FORT WORTH, Texas – Airlines have saved billions in the past two years from falling oil prices, but cheaper jet fuel also seems to be contributing to lower fares, which pleases passengers but worries investors.
American Airlines is the latest case in point. The world’s biggest airline reported a $700 million first-quarter profit on Friday, beating Wall Street expectations.
A conference call with investors was dominated, however, by questions about a statistic indicating that average fares are still dropping and that American’s revenue this summer could be weaker than last summer.
The results mirrored those from United Airlines on Thursday, and airline stocks slumped Friday for a second straight session.
Cheaper fuel encouraged airlines to add flights that would have lost money back when oil was $100 a barrel. Since early 2015, the supply of seats has overshot travel demand, causing average fares to fall.
American doesn’t disclose the average ticket price, but the downward trend shows up in the amount that the airline gets paid per mile for each seat, a figure that is closely monitored by airline investors.
In the first quarter, that figure fell 7.5 per cent from a year earlier, and American predicted that it will drop by a similar amount — somewhere between 6 per cent and 8 per cent — in the second quarter. The number won’t turn positive until next year, said Scott Kirby, the airline’s president.
For several quarters, flattish revenue at the airlines was masked by the huge drop in fuel price, which helped American and others post record profits last year. Now the spotlight is shining more brightly on weak revenue.
“We are disappointed in our revenue performance both in absolute level and relative to some of our peers,” CEO Doug Parker told analysts on a conference call. He added, though, the he didn’t think it would turn into a long-term problem.
American has blamed its relatively weaker revenue performance on rising competition in a few top markets including Dallas. Some analysts see a bigger problem. Vicki Bryan of bond-research firm Gimme Credit says American’s problems are partly the result of aggressively cutting fares to compete with discount airline Spirit, and she says American and United both seem to be losing highly profitably corporate travel customers to Delta.

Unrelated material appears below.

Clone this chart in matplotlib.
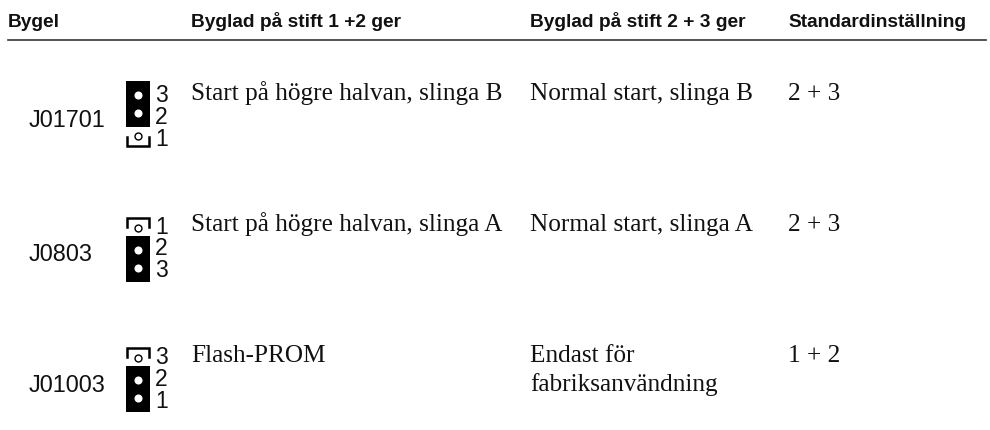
#!/usr/bin/env python3
"""Jumper settings table drawn on a pixel-sized axes."""

import matplotlib
matplotlib.use("Agg")
import matplotlib.pyplot as plt
from matplotlib.patches import Rectangle

headers = ["Bygel", "Byglad på stift 1 +2 ger", "Byglad på stift 2 + 3 ger", "Standardinställning"]
jumpers = ["J01701", "J0803", "J01003"]
pin_labels = [["3", "2", "1"], ["1", "2", "3"], ["3", "2", "1"]]
open_pin_top = [False, True, True]
setting_12 = ["Start på högre halvan, slinga B", "Start på högre halvan, slinga A", "Flash-PROM"]
setting_23 = ["Normal start, slinga B", "Normal start, slinga A", "Endast för\nfabriksanvändning"]
defaults = ["2 + 3", "2 + 3", "1 + 2"]

W, H = 990, 431
HEADER_X = [8, 191, 530, 788]
ROW_TEXT_Y = [100, 231, 362]
ROW_LABEL_Y = [127, 261, 392]
BLOCK_TOP = [82, 237, 367]
PIN_LABEL_Y = [[102, 124, 146], [234, 255.5, 277], [364, 386, 408]]
SANS = "Liberation Sans"
SERIF = "Liberation Serif"
INK = "#111111"


def draw_jumper(ax, block_top, open_top, labels, label_ys):
    """Black block with two pins, and the open pin in its bracket."""
    cx = 138
    ax.add_patch(Rectangle((cx - 12, block_top), 24, 46, color="black", lw=0))
    ax.plot([cx, cx], [block_top + 14, block_top + 32], "o", ms=5.8, color="white", mew=0)

    xs = [cx - 11, cx - 11, cx + 11, cx + 11]
    if open_top:
        top = block_top - 18.5
        ax.plot(xs, [top + 9, top, top, top + 9], color="black", lw=1.8, solid_joinstyle="miter")
        pin_y = top + 10
    else:
        bottom = block_top + 65
        ax.plot(xs, [bottom - 9, bottom, bottom, bottom - 9], color="black", lw=1.8, solid_joinstyle="miter")
        pin_y = bottom - 10
    ax.plot([cx], [pin_y], "o", ms=5, mfc="white", mec="black", mew=1.0)

    for label, y in zip(labels, label_ys):
        ax.text(155, y, label, family=SANS, fontsize=16.5, va="baseline", ha="left", color=INK)


def main():
    fig = plt.figure(figsize=(W / 100, H / 100), dpi=100, facecolor="white")
    ax = fig.add_axes([0, 0, 1, 1])
    ax.set_xlim(0, W)
    ax.set_ylim(H, 0)
    ax.axis("off")

    for x, label in zip(HEADER_X, headers):
        ax.text(x, 27, label, family=SANS, fontweight="bold", fontsize=13.8, va="baseline", ha="left", color=INK)
    ax.plot([8, 986], [41, 41], color="#333333", lw=1.2)

    for i, name in enumerate(jumpers):
        ax.text(29, ROW_LABEL_Y[i], name, family=SANS, fontsize=16.9, va="baseline", ha="left", color=INK)
        draw_jumper(ax, BLOCK_TOP[i], open_pin_top[i], pin_labels[i], PIN_LABEL_Y[i])
        for x, value in zip(HEADER_X[1:], [setting_12[i], setting_23[i], defaults[i]]):
            for k, line in enumerate(value.split("\n")):
                ax.text(x, ROW_TEXT_Y[i] + k * 29, line, family=SERIF, fontsize=18.2, va="baseline", ha="left",
                        color=INK)

    fig.savefig("out.png", dpi=100, facecolor="white")
    plt.close(fig)


if __name__ == "__main__":
    main()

Airline executives hope to boost prices by growing more slowly — holding down the supply of seats to match demand. This month, American and United have trimmed growth plans, especially on international routes, and Delta executives said they could do the same if revenue per mile doesn’t increase.
American Airlines Group Inc. reported that first-quarter earnings tumbled 25 per cent, largely due to a provision for income taxes. The $700 million in profit still beat Wall Street expectations.
Earnings excluding one-time gains and costs mostly from its 2013 merger with US Airways were $1.25 per share. That topped the average forecast of $1.18 per share among eight analysts surveyed by Zacks Investment Research.
Net income was trimmed after American made a $417 million provision for income taxes. Last year the company set aside just $11 million for income taxes because of heavy losses that it carried over from previous years.
Revenue fell 4 per cent to $9.44 billion, about in line with analysts’ forecasts.
Cheaper fuel again provided a tail wind. American and its American Eagle affiliates spent 33 per cent less on fuel than they did a year ago, a savings of $607 million.
American’s labour costs rose 12 per cent, or $279 million, however, as it raised pay and hired more workers — it now has about 120,000 employees.
Shares of Fort Worth-based American fell $2.07, or 5.2 per cent, to $37.94 in midday trading. Shares of United, Delta, Southwest, JetBlue and Alaska were also lower.